The section on Beiderbecke discusses the various musical groupings in which he functioned during his brief recording career, and provides some musical analysis of his work in these groups. After naming a half dozen noteworthy New Orleans clarinetists, the clarinetists section gives a few pages of analysis to each of the three that Schuller terms the greatest in that city's early jazz tradition: Sidney Bechet, Johnny Dodds and Jimmy Noone.

The section on brass players, while mentioning some half dozen who became prominent in the big bands that began in this or the following period, is concerned primarily with three players who recorded outstanding work but did not follow this with successful careers. They are the trombonist Jimmy Harrison and the trumpeters Johnny Dunn and Jabbo Smith, especially the latter. As an indication of the latter's virtuosic creativity, a transcription of his improvised duet with the clarinetist Omer Simeon occupies 32 bars spread over two full pages.

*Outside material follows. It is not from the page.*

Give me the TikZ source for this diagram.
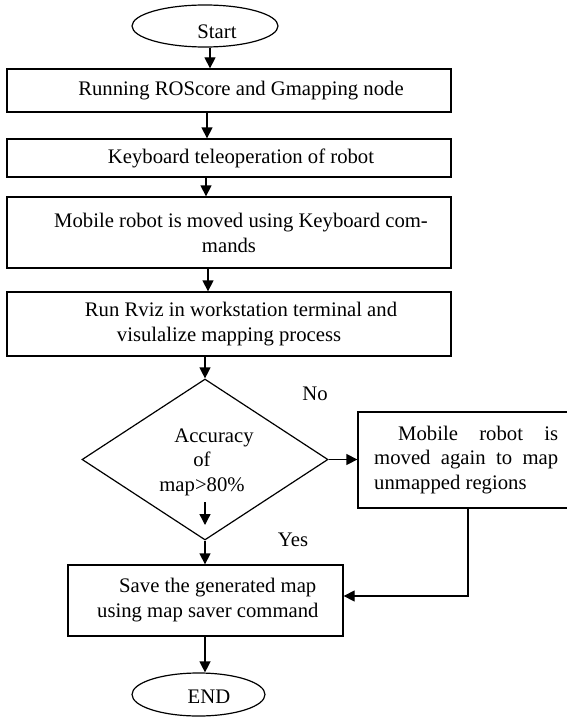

The section on Harlem pianists is mostly devoted to the musical interests and stride piano style of James P. Johnson. A briefer portion follows, concerning Johnson's disciple Fats Waller. The final section in the chapter, on Bessie Smith, devotes considerable attention to her vocal methods. Schuller provides additional discussion regarding her recorded interaction with various outstanding collaborators such as Johnson and Armstrong, among others.

===6. The Big Bands===
This chapter begins by pointing out the way that technological developments (radio and recordings), and the economic lift they provided to musicians, generated crosscurrents in jazz, resulting in a move towards jazz orchestras, the big bands, by the end of the 1920s. Schuller then considers two sites of big band activity: New York and Kansas City. The New York musical personalities that he considers at some length are James Reese Europe, who prefigured jazz developments but died in 1919 at the height of his influence; as well as Fletcher Henderson and Don Redman, the prime mover and arranger in the Henderson band.

Henderson's band was preeminent, but other leaders were forming their own big bands competing with Henderson. The chapter discusses these bands and musicians more briefly, including McKinney's Cotton Pickers, Charlie Johnson's Paradise Ten, and the Missourians.

In the discussion of Kansas City jazz in the 1920s, Schuller observes that the region was the birthplace of ragtime, an important popular music in the area. Concert bands like John Philip Sousa's were also very popular there. These currents provide a background for understanding the music of Bennie Moten, which gets some detailed analysis. Other regionally prominent bands from the region that Schuller treats include Jesse Stone's Blues Serenaders, Troy Floyd's orchestra, Walter Page's Blue Devils, and Alphonso Trent's orchestra.

Additionally, the chapter offers analyses of some of the tiny number of recordings available from other regional figures, Schuller commenting on the large number of "excellent orchestras" playing there at the time. Schuller concludes his discussion by analyzing Moten's 1932 Camden recording session, which puts the listener "in the world of the Basie band of later years," and "produced a rhythmic revolution comparable to Armstrong's earlier one."

===7. The Ellington Style: Its Origins and Early Development===
This final chapter begins with some biographical material on Duke Ellington. It then provides an extended treatment of his orchestra: Ellington's early compositions, and the orchestra's performance opportunities, its personnel and their varied playing styles, and analyses of their recordings during the period. As usual, Schuller points out both effects that work well and those that are less well conceived or executed. As he notes, Ellington used the idiosyncrasies of his players' styles to fashion a sound that was unique to his orchestra.

===Additional materials===
The book closes with the transcript of an interview that Schuller conducted with the Denver violinist and band leader George Morrison. Morrison describes playing jazz in Denver before 1920, employing figures who became important later, such as Andy Kirk and Jimmie Lunceford. The interview backs up Schuller's contention that early jazz was widespread, beyond just the urban centers often associated with its beginnings. A glossary of pertinent music terms from both jazz and classical music follows, then a selected discography and an index. There are no endnotes, as footnotes appear throughout.

==Reception==
Reviewers in both the popular and academic press acclaimed Early Jazz at the time of its publication. In the New York Times Book Review, Frank Conroy wrote: "Here, at last, is the definitive work."

In the Music Library Association publication, Notes, Frank Tirro wrote: "Gunther Schuller's work is the best musical account of jazz through the early 1930s yet published."

In a review in Journal of the American Musicological Society, William W. Austin wrote: "Schuller knows his subject as probably no one else does."

In a review in The American Historical Review, George A. Boeck wrote: "Gunther Schuller's history of early jazz is the most scholarly and perceptive work on the subject to date."

Some twenty years later, in a review of The New Grove Dictionary of American Music in Music and Letters, Peter Dickinson wrote: "Gunther Schuller set standards in his Early Jazz: its Roots and Musical Development in 1968."